> **What is required**:
Starting at the first line of the listing below, repeat each line exactly until the line containing "0.012, 0.012, 0.012]", which you include. Leave out pictures.

::::::::::

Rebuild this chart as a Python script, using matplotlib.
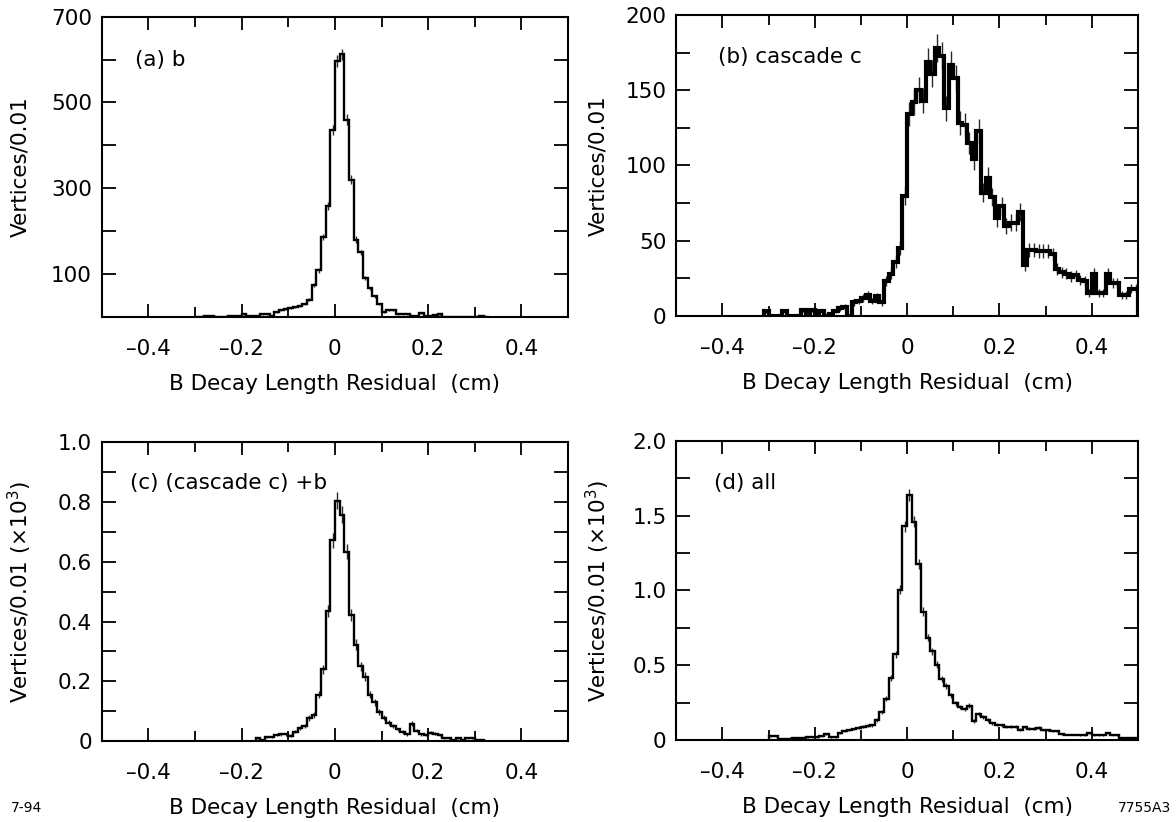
import numpy as np
import matplotlib
matplotlib.use("Agg")
import matplotlib.pyplot as plt
from matplotlib.ticker import FixedLocator, FixedFormatter

plt.rcParams['font.family'] = ['DejaVu Sans']
plt.rcParams['mathtext.fontset'] = 'dejavusans'

BIN = 0.01

# ---- panel (a): b ----  (left edge of first bin, counts per 0.01 bin)
a_start = -0.30
a_counts = [0, 0, 2, 2, 0, 0, 0, 1, 1, 1,
            6, 2, 2, 2, 6, 6, 1, 10, 15, 18,
            20, 22, 25, 30, 40, 74, 108, 186, 258, 435,
            597, 612, 460, 320, 180, 150, 90, 66, 48, 30,
            10, 15, 15, 6, 6, 6, 2, 2, 9, 2,
            2, 4, 6, 0, 0, 0, 0, 0, 0, 0,
            0, 2, 0]

# ---- panel (b): cascade c ----
b_start = -0.31
b_counts = [3, 0, 0, 0, 3, 0, 0, 0, 4, 2,
            4, 1, 3, 0, 1, 3, 5, 6, 0, 9,
            10, 12, 14, 10, 13, 9, 23, 28, 36, 45,
            80, 134, 142, 150, 143, 169, 161, 178, 173, 138,
            167, 158, 128, 127, 115, 104, 123, 82, 92, 79,
            65, 73, 60, 62, 62, 69, 34, 44, 44, 43,
            43, 43, 41, 31, 29, 28, 26, 27, 24, 23,
            15, 28, 15, 15, 28, 22, 22, 14, 14, 18,
            18]

# ---- panel (c): (cascade c) + b, in units of 10^3 ----
c_start = -0.17
c_vals = [0.009, 0.003, 0.012, 0.012, 0.020, 0.022, 0.022, 0.018, 0.031, 0.045,
          0.050, 0.077, 0.088, 0.155, 0.240, 0.435, 0.672,
          0.805, 0.758, 0.633, 0.422, 0.322, 0.250, 0.215, 0.155, 0.130, 0.097,
          0.078, 0.061, 0.050, 0.039, 0.030, 0.022, 0.058, 0.035, 0.022, 0.020,
          0.028, 0.025, 0.020, 0.010, 0.009, 0.005, 0.009, 0.004, 0.009, 0.009,
          0.004, 0.002]

# ---- panel (d): all, in units of 10^3 ----
d_start = -0.30
d_vals = [0.025, 0.025, 0.004, 0.004, 0.007, 0.015, 0.015, 0.015, 0.018, 0.018,
          0.018, 0.027, 0.042, 0.018, 0.018, 0.044, 0.058, 0.068, 0.072, 0.082,
          0.090, 0.095, 0.098, 0.133, 0.190, 0.275, 0.412, 0.572, 1.005, 1.430,
          1.640, 1.460, 1.175, 0.857, 0.685, 0.592, 0.503, 0.410, 0.360, 0.300,
          0.244, 0.222, 0.207, 0.230, 0.127, 0.175, 0.156, 0.133, 0.111, 0.103,
          0.098, 0.090, 0.090, 0.088, 0.070, 0.087, 0.075, 0.075, 0.082, 0.068,
          0.065, 0.058, 0.058, 0.038, 0.036, 0.036, 0.036, 0.035, 0.035, 0.046,
          0.030, 0.030, 0.030, 0.045, 0.030, 0.030, 0.012, 0.012, 0.012, 0.012]

x_major = [-0.4, -0.2, 0.0, 0.2, 0.4]
x_major_labels = ["\u20130.4", "\u20130.2", "0", "0.2", "0.4"]
x_minor = [-0.3, -0.1, 0.1, 0.3]

a_yticks = [100, 300, 500, 700]
a_ylabels = ["100", "300", "500", "700"]
a_yminor = [200, 400, 600]
b_yticks = [0, 50, 100, 150, 200]
b_ylabels = ["0", "50", "100", "150", "200"]
b_yminor = [25, 75, 125, 175]
c_yticks = [0, 0.2, 0.4, 0.6, 0.8, 1.0]
c_ylabels = ["0", "0.2", "0.4", "0.6", "0.8", "1.0"]
c_yminor = [0.1, 0.3, 0.5, 0.7, 0.9]
d_yticks = [0, 0.5, 1.0, 1.5, 2.0]
d_ylabels = ["0", "0.5", "1.0", "1.5", "2.0"]
d_yminor = [0.25, 0.75, 1.25, 1.75]

ylab1 = "Vertices/0.01"
ylab2 = r"Vertices/0.01 ($\times$10$^{3}$)"
xlab = "B Decay Length Residual  (cm)"

FS = 15.5
TFS = 15.5

fig = plt.figure(figsize=(11.76, 8.22), dpi=100)

panels = [
    dict(rect=[0.0864, 0.6147, 0.3967, 0.3650], start=a_start, vals=a_counts, unit=1.0,
         escale=0.55, ylim=700, yt=a_yticks, ytl=a_ylabels, ym=a_yminor, ylab=ylab1,
         text="(a) b", tpos=(0.0725, 0.856), lw=1.7, ylx=-0.153),
    dict(rect=[0.5751, 0.6156, 0.3925, 0.3662], start=b_start, vals=b_counts, unit=1.0,
         escale=0.7, ylim=200, yt=b_yticks, ytl=b_ylabels, ym=b_yminor, ylab=ylab1,
         text="(b) cascade c", tpos=(0.0897, 0.859), lw=3.0, ylx=-0.147),
    dict(rect=[0.0864, 0.0985, 0.3967, 0.3634], start=c_start, vals=c_vals, unit=1000.0,
         escale=1.0, ylim=1.0, yt=c_yticks, ytl=c_ylabels, ym=c_yminor, ylab=ylab2,
         text="(c) (cascade c) +b", tpos=(0.0604, 0.864), lw=1.7, ylx=-0.145),
    dict(rect=[0.5751, 0.0998, 0.3925, 0.3637], start=d_start, vals=d_vals, unit=1000.0,
         escale=1.0, ylim=2.0, yt=d_yticks, ytl=d_ylabels, ym=d_yminor, ylab=ylab2,
         text="(d) all", tpos=(0.0815, 0.858), lw=1.7, ylx=-0.139),
]

for p in panels:
    ax = fig.add_axes(p["rect"])
    vals = np.asarray(p["vals"], dtype=float)
    edges = p["start"] + BIN * np.arange(len(vals) + 1)
    centers = 0.5 * (edges[:-1] + edges[1:])
    err = p["escale"] * np.sqrt(vals * p["unit"]) / p["unit"]
    m = vals > 0
    ax.vlines(centers[m], (vals - err)[m], (vals + err)[m], color="#2a2a2a", lw=1.0, zorder=2)
    ax.stairs(vals, edges, color="black", lw=p["lw"], zorder=3)

    ax.set_xlim(-0.5, 0.5)
    ax.set_ylim(0, p["ylim"])
    ax.xaxis.set_major_locator(FixedLocator(x_major))
    ax.xaxis.set_major_formatter(FixedFormatter(x_major_labels))
    ax.xaxis.set_minor_locator(FixedLocator(x_minor))
    ax.yaxis.set_major_locator(FixedLocator(p["yt"]))
    ax.yaxis.set_major_formatter(FixedFormatter(p["ytl"]))
    ax.yaxis.set_minor_locator(FixedLocator(p["ym"]))

    ax.tick_params(axis="both", which="both", direction="in", top=True, right=True,
                   width=1.3, colors="black")
    ax.tick_params(axis="x", which="major", length=9.5, pad=16, labelsize=TFS)
    ax.tick_params(axis="x", which="minor", length=7)
    ax.tick_params(axis="y", which="major", length=10, pad=7, labelsize=TFS)
    ax.tick_params(axis="y", which="minor", length=10)
    for s in ax.spines.values():
        s.set_linewidth(1.5)

    ax.set_xlabel(xlab, fontsize=FS)
    ax.xaxis.set_label_coords(0.5, -0.19)
    ax.set_ylabel(p["ylab"], fontsize=FS)
    ax.yaxis.set_label_coords(p["ylx"], 0.5)

    ax.text(p["tpos"][0], p["tpos"][1], p["text"], transform=ax.transAxes,
            ha="left", va="center", fontsize=FS)

fig.text(11 / 1176, 1 - 808 / 822, "7-94", ha="left", va="center", fontsize=10)
fig.text(1171 / 1176, 1 - 808 / 822, "7755A3", ha="right", va="center", fontsize=10)

fig.savefig("out.png", dpi=100, facecolor="white")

::::::::::

> **Task output**:
Rebuild this chart as a Python script, using matplotlib.
import numpy as np
import matplotlib
matplotlib.use("Agg")
import matplotlib.pyplot as plt
from matplotlib.ticker import FixedLocator, FixedFormatter

plt.rcParams['font.family'] = ['DejaVu Sans']
plt.rcParams['mathtext.fontset'] = 'dejavusans'

BIN = 0.01

# ---- panel (a): b ----  (left edge of first bin, counts per 0.01 bin)
a_start = -0.30
a_counts = [0, 0, 2, 2, 0, 0, 0, 1, 1, 1,
            6, 2, 2, 2, 6, 6, 1, 10, 15, 18,
            20, 22, 25, 30, 40, 74, 108, 186, 258, 435,
            597, 612, 460, 320, 180, 150, 90, 66, 48, 30,
            10, 15, 15, 6, 6, 6, 2, 2, 9, 2,
            2, 4, 6, 0, 0, 0, 0, 0, 0, 0,
            0, 2, 0]

# ---- panel (b): cascade c ----
b_start = -0.31
b_counts = [3, 0, 0, 0, 3, 0, 0, 0, 4, 2,
            4, 1, 3, 0, 1, 3, 5, 6, 0, 9,
            10, 12, 14, 10, 13, 9, 23, 28, 36, 45,
            80, 134, 142, 150, 143, 169, 161, 178, 173, 138,
            167, 158, 128, 127, 115, 104, 123, 82, 92, 79,
            65, 73, 60, 62, 62, 69, 34, 44, 44, 43,
            43, 43, 41, 31, 29, 28, 26, 27, 24, 23,
            15, 28, 15, 15, 28, 22, 22, 14, 14, 18,
            18]

# ---- panel (c): (cascade c) + b, in units of 10^3 ----
c_start = -0.17
c_vals = [0.009, 0.003, 0.012, 0.012, 0.020, 0.022, 0.022, 0.018, 0.031, 0.045,
          0.050, 0.077, 0.088, 0.155, 0.240, 0.435, 0.672,
          0.805, 0.758, 0.633, 0.422, 0.322, 0.250, 0.215, 0.155, 0.130, 0.097,
          0.078, 0.061, 0.050, 0.039, 0.030, 0.022, 0.058, 0.035, 0.022, 0.020,
          0.028, 0.025, 0.020, 0.010, 0.009, 0.005, 0.009, 0.004, 0.009, 0.009,
          0.004, 0.002]

# ---- panel (d): all, in units of 10^3 ----
d_start = -0.30
d_vals = [0.025, 0.025, 0.004, 0.004, 0.007, 0.015, 0.015, 0.015, 0.018, 0.018,
          0.018, 0.027, 0.042, 0.018, 0.018, 0.044, 0.058, 0.068, 0.072, 0.082,
          0.090, 0.095, 0.098, 0.133, 0.190, 0.275, 0.412, 0.572, 1.005, 1.430,
          1.640, 1.460, 1.175, 0.857, 0.685, 0.592, 0.503, 0.410, 0.360, 0.300,
          0.244, 0.222, 0.207, 0.230, 0.127, 0.175, 0.156, 0.133, 0.111, 0.103,
          0.098, 0.090, 0.090, 0.088, 0.070, 0.087, 0.075, 0.075, 0.082, 0.068,
          0.065, 0.058, 0.058, 0.038, 0.036, 0.036, 0.036, 0.035, 0.035, 0.046,
          0.030, 0.030, 0.030, 0.045, 0.030, 0.030, 0.012, 0.012, 0.012, 0.012]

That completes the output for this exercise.